• [Exercise aim]: Find every line in the records below that holds the word "this", and copy each one.

-- start Exercise materials --

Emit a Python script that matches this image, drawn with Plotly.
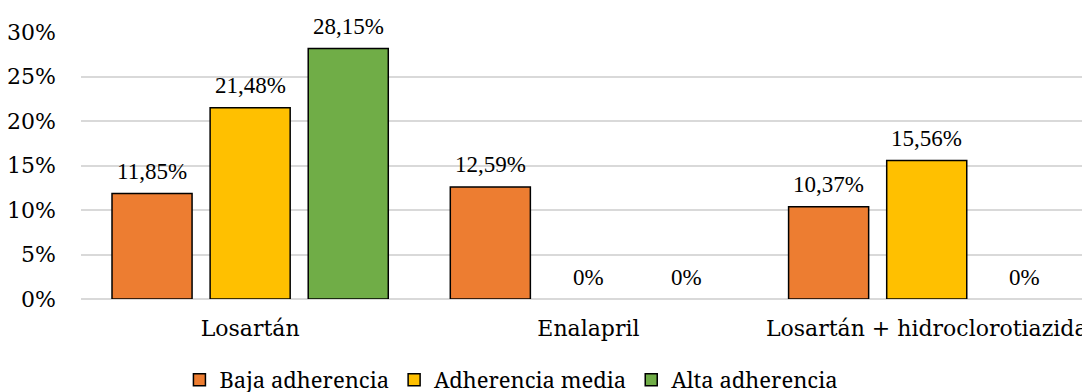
import plotly.graph_objects as go

# Antihypertensive drug groups and adherence levels (share of patients)
categories = ["Losartán", "Enalapril", "Losartán + hidroclorotiazida"]
series_names = ["Baja adherencia", "Adherencia media", "Alta adherencia"]
baja = [0.1185, 0.1259, 0.1037]
media = [0.2148, 0.0, 0.1556]
alta = [0.2815, 0.0, 0.0]
series_colors = ["#ED7D31", "#FFC000", "#70AD47"]

TICK_FONT = "DejaVu Serif"
LEGEND_FONT = "Noto Serif"
LABEL_FONT = "serif"

# Geometry of the plotting area and bar grouping
W, H = 1082, 392
MARGIN = dict(l=81, r=0, t=32, b=93)
X_RANGE = [-0.5, 2.459]
BARGAP = 0.13
BARGROUPGAP = 0.184


def pct_label(v):
    s = f"{v * 100:.2f}".replace(".", ",")
    if v == 0:
        s = "0"
    return s + "%"


series = [baja, media, alta]
n_series = len(series)
px_per_cat = (W - MARGIN["l"] - MARGIN["r"]) / (X_RANGE[1] - X_RANGE[0])
slot_px = (1 - BARGAP) * px_per_cat / n_series

fig = go.Figure()
annotations = []
for i, (name, vals, color) in enumerate(zip(series_names, series, series_colors)):
    fig.add_trace(go.Bar(
        x=categories,
        y=vals,
        name=name,
        marker=dict(
            color=color,
            # no outline on empty bars, so nothing shows at zero
            line=dict(color="#000000", width=[1.5 if v > 0 else 0 for v in vals]),
        ),
        hoverinfo="skip",
    ))
    # value labels above each bar of this series
    for cat, v in zip(categories, vals):
        annotations.append(dict(
            x=cat, y=v, xref="x", yref="y",
            text=pct_label(v),
            showarrow=False,
            xshift=(i - (n_series - 1) / 2) * slot_px,
            yshift=22,
            yanchor="middle",
            font=dict(family=LABEL_FONT, size=23, color="#000000"),
        ))

fig.update_layout(
    width=W,
    height=H,
    margin=dict(**MARGIN, autoexpand=False),
    paper_bgcolor="#FFFFFF",
    plot_bgcolor="#FFFFFF",
    barmode="group",
    bargap=BARGAP,
    bargroupgap=BARGROUPGAP,
    showlegend=True,
    legend=dict(
        orientation="h",
        x=0.43, xanchor="center",
        y=-0.303, yanchor="middle",
        font=dict(family=LEGEND_FONT, size=22, color="#000000"),
        itemwidth=30,
        traceorder="normal",
    ),
    annotations=annotations,
)

fig.update_xaxes(
    range=X_RANGE,
    showgrid=False,
    showline=False,
    zeroline=False,
    ticks="",
    ticklabelstandoff=14,
    tickfont=dict(family=TICK_FONT, size=22, color="#000000"),
)
fig.update_yaxes(
    range=[0, 0.30],
    tickvals=[0, 0.05, 0.10, 0.15, 0.20, 0.25, 0.30],
    tickformat=".0%",
    showgrid=True,
    gridcolor="#D9D9D9",
    gridwidth=1.5,
    zeroline=True,
    zerolinecolor="#D9D9D9",
    zerolinewidth=1.5,
    showline=False,
    ticks="",
    ticklabelstandoff=24,
    tickfont=dict(family=TICK_FONT, size=22, color="#000000"),
)

fig.write_html("out.html")
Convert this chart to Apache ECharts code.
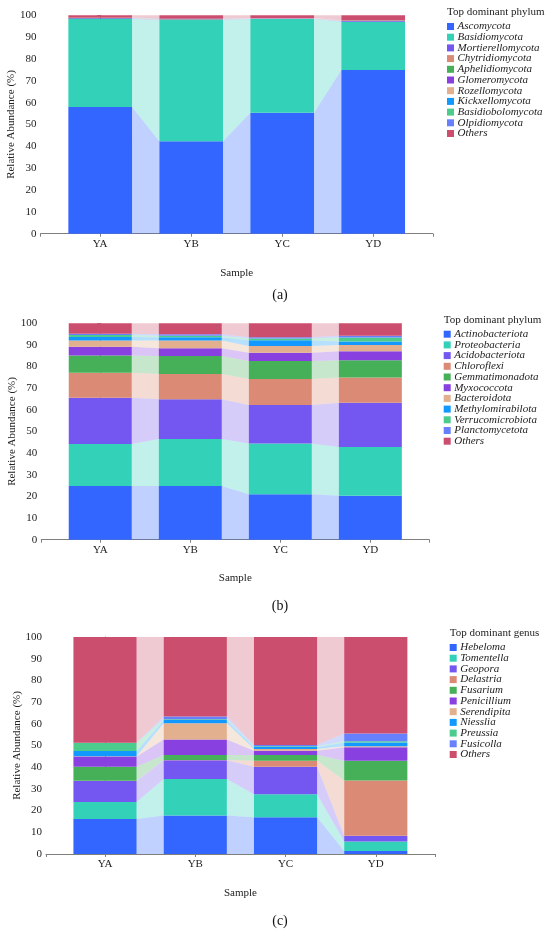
<!DOCTYPE html>
<html>
<head>
<meta charset="utf-8">
<script src="https://cdn.jsdelivr.net/npm/echarts@6.0.0/dist/echarts.min.js"></script>
<style>
  html, body { margin: 0; padding: 0; background: #fff; }
  .panel { position: absolute; left: 0; width: 550px; height: 311px; }
</style>
</head>
<body>
<div id="chartA" class="panel" style="top:0px"></div>
<div id="chartB" class="panel" style="top:311px"></div>
<div id="chartC" class="panel" style="top:622px"></div>
<script>
// samples on the x axis
const samples = ['YA', 'YB', 'YC', 'YD'];

// same colour order is used in all three panels
const palette = ['#3366FF', '#33D1B8', '#7357F0', '#DB8B75', '#45B058', '#8840E0',
                 '#E2B08E', '#1199FF', '#4CCC8C', '#6680FF', '#CC4E6E'];

// (a) fungal phyla, one row per taxon: YA, YB, YC, YD (%)
const phylaA = ['Ascomycota', 'Basidiomycota', 'Mortierellomycota', 'Chytridiomycota',
  'Aphelidiomycota', 'Glomeromycota', 'Rozellomycota', 'Kickxellomycota',
  'Basidiobolomycota', 'Olpidiomycota', 'Others'];
const abundA = [
  [58.0, 42.3, 55.4, 75.0],
  [40.3, 55.6, 42.9, 22.1],
  [0.3, 0.2, 0.2, 0.3],
  [0.1, 0.1, 0.1, 0.05],
  [0.05, 0.05, 0.05, 0.03],
  [0.05, 0.05, 0.05, 0.03],
  [0.05, 0.05, 0.05, 0.03],
  [0.03, 0.03, 0.03, 0.02],
  [0.02, 0.02, 0.02, 0.01],
  [0.02, 0.02, 0.02, 0.01],
  [1.08, 1.58, 1.18, 2.42]
];

// (b) bacterial phyla
const phylaB = ['Actinobacteriota', 'Proteobacteria', 'Acidobacteriota', 'Chloroflexi',
  'Gemmatimonadota', 'Myxococcota', 'Bacteroidota', 'Methylomirabilota',
  'Verrucomicrobiota', 'Planctomycetota', 'Others'];
const abundB = [
  [24.8, 24.8, 21.0, 20.3],
  [19.4, 21.7, 23.5, 22.5],
  [21.4, 18.4, 17.7, 20.5],
  [11.6, 11.7, 12.1, 11.6],
  [7.9, 8.3, 8.3, 8.0],
  [4.1, 3.6, 3.8, 4.2],
  [2.8, 3.5, 3.1, 2.9],
  [1.7, 1.6, 2.7, 1.6],
  [0.9, 0.7, 0.8, 1.8],
  [0.6, 0.6, 0.5, 0.9],
  [4.8, 5.1, 6.5, 5.7]
];

// (c) fungal genera
const generaC = ['Hebeloma', 'Tomentella', 'Geopora', 'Delastria', 'Fusarium',
  'Penicillium', 'Serendipita', 'Niesslia', 'Preussia', 'Fusicolla', 'Others'];
const abundC = [
  [16.1, 17.7, 16.9, 1.4],
  [7.9, 16.9, 10.6, 4.4],
  [9.6, 8.6, 12.7, 2.6],
  [0.1, 0.1, 2.8, 25.5],
  [6.5, 2.3, 2.6, 9.1],
  [4.7, 7.2, 2.0, 6.2],
  [0.1, 7.4, 0.8, 0.4],
  [2.5, 1.6, 0.9, 1.8],
  [3.7, 0.3, 0.4, 0.6],
  [0.1, 1.3, 0.5, 3.5],
  [48.7, 36.6, 49.8, 44.5]
];

const SERIF = '"Liberation Serif", "Times New Roman", serif';
const AXIS_GREY = '#7f7f7f';
const X_MIN = -0.655, X_MAX = 3.655, HALF = 0.35;

function drawPanel(domId, names, rows, legendTitle, tag, lay) {
  const chart = echarts.init(document.getElementById(domId));

  // running bottoms for the stack
  const bottoms = samples.map(() => 0);
  const series = names.map((name, k) => {
    const seg = samples.map((s, i) => {
      const b = bottoms[i];
      const t = b + rows[k][i];
      bottoms[i] = t;
      return [i, b, t];
    });
    const data = seg.map((d, i) => {
      const nx = seg[i + 1];
      return nx ? [d[0], d[1], d[2], nx[1], nx[2]] : [d[0], d[1], d[2], d[1], d[2]];
    });
    return {
      name: name,
      type: 'custom',
      itemStyle: { color: palette[k] },
      encode: { x: 0, y: [1, 2] },
      data: data,
      renderItem: function (params, api) {
        const i = api.value(0);
        const b = api.value(1), t = api.value(2);
        const color = api.visual('color');
        const p0 = api.coord([i - HALF, t]);
        const p1 = api.coord([i + HALF, b]);
        const kids = [{
          type: 'rect',
          shape: { x: p0[0], y: p0[1], width: p1[0] - p0[0], height: p1[1] - p0[1] },
          style: { fill: color }
        }];
        // light band linking this bar to the next sample
        if (i < samples.length - 1) {
          const nb = api.value(3), nt = api.value(4);
          kids.push({
            type: 'polygon',
            shape: {
              points: [
                api.coord([i + HALF, t]),
                api.coord([i + 1 - HALF, nt]),
                api.coord([i + 1 - HALF, nb]),
                api.coord([i + HALF, b])
              ]
            },
            style: { fill: color, opacity: 0.3 }
          });
        }
        return { type: 'group', children: kids };
      }
    };
  });

  const option = {
    animation: false,
    textStyle: { fontFamily: SERIF },
    grid: {
      left: lay.left,
      top: lay.top,
      width: lay.right - lay.left,
      height: lay.zeroY - lay.top,
      containLabel: false,
      outerBoundsMode: 'none'
    },
    xAxis: {
      type: 'value',
      min: X_MIN,
      max: X_MAX,
      name: 'Sample',
      nameLocation: 'middle',
      nameGap: lay.sampleGap,
      nameMoveOverlap: false,
      nameTextStyle: { fontFamily: SERIF, fontSize: 11, color: '#222' },
      axisLine: { show: true, lineStyle: { color: AXIS_GREY, width: 1 } },
      axisTick: { show: true, length: 3, lineStyle: { color: AXIS_GREY },
                  customValues: [X_MIN, 0, 1, 2, 3, X_MAX] },
      axisLabel: { customValues: [0, 1, 2, 3], margin: 5,
                   fontFamily: SERIF, fontSize: 11, color: '#222',
                   formatter: v => samples[Math.round(v)] },
      splitLine: { show: false }
    },
    yAxis: {
      type: 'value',
      min: 0,
      max: 100,
      interval: 10,
      name: 'Relative Abundance (%)',
      nameLocation: 'middle',
      nameGap: 23.5,
      nameMoveOverlap: false,
      nameTextStyle: { fontFamily: SERIF, fontSize: 11, color: '#222' },
      axisLine: { show: true, lineStyle: { color: AXIS_GREY, width: 1 } },
      axisTick: { show: true, length: 3, lineStyle: { color: AXIS_GREY } },
      axisLabel: { margin: 4, fontFamily: SERIF, fontSize: 11, color: '#222' },
      splitLine: { show: false }
    },
    legend: {
      orient: 'vertical',
      left: lay.legendX,
      top: lay.legendTop,
      padding: 0,
      itemWidth: 7,
      itemHeight: 7,
      itemGap: -0.3,
      icon: 'rect',
      data: names,
      textStyle: { fontFamily: SERIF, fontStyle: 'italic', fontSize: 11,
                   lineHeight: 10, color: '#222', padding: [0, 0, 0, -1.5] }
    },
    graphic: [
      { type: 'text', x: lay.legendX, y: lay.titleY,
        style: { text: legendTitle, font: '11px ' + SERIF, fill: '#222', verticalAlign: 'middle' } },
      { type: 'text', x: 280, y: lay.tagY,
        style: { text: tag, font: '14px ' + SERIF, fill: '#111', align: 'center', verticalAlign: 'middle' } }
    ],
    series: series
  };
  chart.setOption(option);
}

drawPanel('chartA', phylaA, abundA, 'Top dominant phylum', '(a)',
  { left: 40.6, right: 432.8, top: 15.3, zeroY: 233.7, legendX: 447, legendTop: 21,
    titleY: 12, sampleGap: 34, tagY: 295 });
drawPanel('chartB', phylaB, abundB, 'Top dominant phylum', '(b)',
  { left: 41.3, right: 429.3, top: 12.3, zeroY: 228.7, legendX: 443.7, legendTop: 17.7,
    titleY: 9, sampleGap: 33.3, tagY: 295 });
drawPanel('chartC', generaC, abundC, 'Top dominant genus', '(c)',
  { left: 45.9, right: 434.9, top: 15, zeroY: 232, legendX: 449.7, legendTop: 20,
    titleY: 11, sampleGap: 33.7, tagY: 299 });
</script>
</body>
</html>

-- end Exercise materials --

• [The completed task]:
Emit a Python script that matches this image, drawn with Plotly.
    # value labels above each bar of this series
Convert this chart to Apache ECharts code.
        // light band linking this bar to the next sample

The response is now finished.